## TO BE DONE
Output a verbatim copy of the data, cut off after the line that contains "const HALO_LAYERS = 8;".

(Entries with chart source code)

•••

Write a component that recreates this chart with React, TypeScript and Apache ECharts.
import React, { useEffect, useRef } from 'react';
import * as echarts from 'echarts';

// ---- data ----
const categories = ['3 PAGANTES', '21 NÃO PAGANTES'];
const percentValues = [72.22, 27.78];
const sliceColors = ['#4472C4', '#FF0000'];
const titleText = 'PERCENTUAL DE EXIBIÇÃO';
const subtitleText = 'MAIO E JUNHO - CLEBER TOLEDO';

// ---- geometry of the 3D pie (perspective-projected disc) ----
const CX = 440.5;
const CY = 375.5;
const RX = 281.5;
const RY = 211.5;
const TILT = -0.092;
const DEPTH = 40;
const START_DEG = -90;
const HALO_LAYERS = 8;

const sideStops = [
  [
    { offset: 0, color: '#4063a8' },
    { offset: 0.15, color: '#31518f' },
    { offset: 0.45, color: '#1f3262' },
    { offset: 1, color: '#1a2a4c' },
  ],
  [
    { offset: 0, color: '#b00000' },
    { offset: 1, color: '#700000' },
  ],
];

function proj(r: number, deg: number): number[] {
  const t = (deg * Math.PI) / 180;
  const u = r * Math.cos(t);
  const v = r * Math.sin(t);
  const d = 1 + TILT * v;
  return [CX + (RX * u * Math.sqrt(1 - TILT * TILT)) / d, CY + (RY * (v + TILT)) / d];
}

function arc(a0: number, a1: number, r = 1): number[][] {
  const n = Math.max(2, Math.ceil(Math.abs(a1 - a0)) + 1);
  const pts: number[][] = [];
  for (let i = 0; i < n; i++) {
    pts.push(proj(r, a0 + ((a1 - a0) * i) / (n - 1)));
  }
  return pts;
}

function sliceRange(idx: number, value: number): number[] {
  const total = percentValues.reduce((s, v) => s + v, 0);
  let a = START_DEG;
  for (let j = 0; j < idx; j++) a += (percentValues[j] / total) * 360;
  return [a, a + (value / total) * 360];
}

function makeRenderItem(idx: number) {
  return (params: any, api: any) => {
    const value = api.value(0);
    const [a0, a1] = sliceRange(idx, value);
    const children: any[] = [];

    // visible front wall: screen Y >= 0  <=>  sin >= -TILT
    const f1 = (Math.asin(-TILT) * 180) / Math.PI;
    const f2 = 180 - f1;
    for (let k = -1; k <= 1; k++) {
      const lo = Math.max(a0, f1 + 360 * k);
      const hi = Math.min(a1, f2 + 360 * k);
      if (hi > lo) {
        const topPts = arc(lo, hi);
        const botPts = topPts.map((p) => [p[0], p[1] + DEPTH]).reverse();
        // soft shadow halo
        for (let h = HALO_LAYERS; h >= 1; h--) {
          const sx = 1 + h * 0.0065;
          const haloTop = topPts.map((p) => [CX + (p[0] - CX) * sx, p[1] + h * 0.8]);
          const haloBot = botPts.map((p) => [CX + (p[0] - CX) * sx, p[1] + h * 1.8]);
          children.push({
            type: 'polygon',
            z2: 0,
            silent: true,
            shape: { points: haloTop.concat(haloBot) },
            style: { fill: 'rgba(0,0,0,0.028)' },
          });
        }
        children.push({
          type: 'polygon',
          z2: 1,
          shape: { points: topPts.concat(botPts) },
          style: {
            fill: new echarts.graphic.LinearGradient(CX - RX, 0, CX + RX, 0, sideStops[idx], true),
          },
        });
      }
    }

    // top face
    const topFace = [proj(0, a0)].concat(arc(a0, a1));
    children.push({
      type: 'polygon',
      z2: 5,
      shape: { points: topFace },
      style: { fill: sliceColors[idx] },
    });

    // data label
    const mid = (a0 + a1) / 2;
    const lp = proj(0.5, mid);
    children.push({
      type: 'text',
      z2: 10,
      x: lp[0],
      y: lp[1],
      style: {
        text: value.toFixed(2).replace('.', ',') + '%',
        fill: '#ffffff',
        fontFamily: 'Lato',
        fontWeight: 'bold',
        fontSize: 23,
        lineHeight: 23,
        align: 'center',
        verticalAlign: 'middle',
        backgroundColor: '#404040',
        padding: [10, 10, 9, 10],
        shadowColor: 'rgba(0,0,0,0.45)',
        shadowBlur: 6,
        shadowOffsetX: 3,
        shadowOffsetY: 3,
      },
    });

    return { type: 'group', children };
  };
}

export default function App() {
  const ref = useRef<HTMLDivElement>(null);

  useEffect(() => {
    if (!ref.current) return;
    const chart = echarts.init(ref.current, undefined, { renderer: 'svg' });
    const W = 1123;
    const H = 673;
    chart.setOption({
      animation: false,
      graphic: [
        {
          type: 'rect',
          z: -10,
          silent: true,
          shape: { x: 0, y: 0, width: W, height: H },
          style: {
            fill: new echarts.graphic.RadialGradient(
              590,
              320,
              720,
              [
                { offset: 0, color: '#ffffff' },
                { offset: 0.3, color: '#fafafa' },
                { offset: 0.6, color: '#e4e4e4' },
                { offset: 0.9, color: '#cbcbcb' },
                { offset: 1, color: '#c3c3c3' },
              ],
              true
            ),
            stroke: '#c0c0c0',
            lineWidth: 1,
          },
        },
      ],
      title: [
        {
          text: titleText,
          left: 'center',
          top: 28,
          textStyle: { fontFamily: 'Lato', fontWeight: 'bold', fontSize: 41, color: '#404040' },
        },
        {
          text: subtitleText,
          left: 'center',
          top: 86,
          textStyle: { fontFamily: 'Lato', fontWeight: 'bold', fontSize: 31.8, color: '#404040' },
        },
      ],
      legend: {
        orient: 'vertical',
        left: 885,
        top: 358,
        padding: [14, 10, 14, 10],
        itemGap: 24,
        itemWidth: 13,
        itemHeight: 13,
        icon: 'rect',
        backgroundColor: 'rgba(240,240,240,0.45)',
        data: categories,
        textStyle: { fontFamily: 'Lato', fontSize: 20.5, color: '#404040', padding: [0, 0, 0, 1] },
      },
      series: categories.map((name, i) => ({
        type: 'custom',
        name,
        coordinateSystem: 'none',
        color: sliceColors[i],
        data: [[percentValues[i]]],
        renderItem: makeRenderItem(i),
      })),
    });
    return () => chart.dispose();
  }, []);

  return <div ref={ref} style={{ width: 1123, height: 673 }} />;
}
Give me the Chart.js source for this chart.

•••

## SOLVED EXERCISE
Write a component that recreates this chart with React, TypeScript and Apache ECharts.
import React, { useEffect, useRef } from 'react';
import * as echarts from 'echarts';

// ---- data ----
const categories = ['3 PAGANTES', '21 NÃO PAGANTES'];
const percentValues = [72.22, 27.78];
const sliceColors = ['#4472C4', '#FF0000'];
const titleText = 'PERCENTUAL DE EXIBIÇÃO';
const subtitleText = 'MAIO E JUNHO - CLEBER TOLEDO';

// ---- geometry of the 3D pie (perspective-projected disc) ----
const CX = 440.5;
const CY = 375.5;
const RX = 281.5;
const RY = 211.5;
const TILT = -0.092;
const DEPTH = 40;
const START_DEG = -90;
const HALO_LAYERS = 8;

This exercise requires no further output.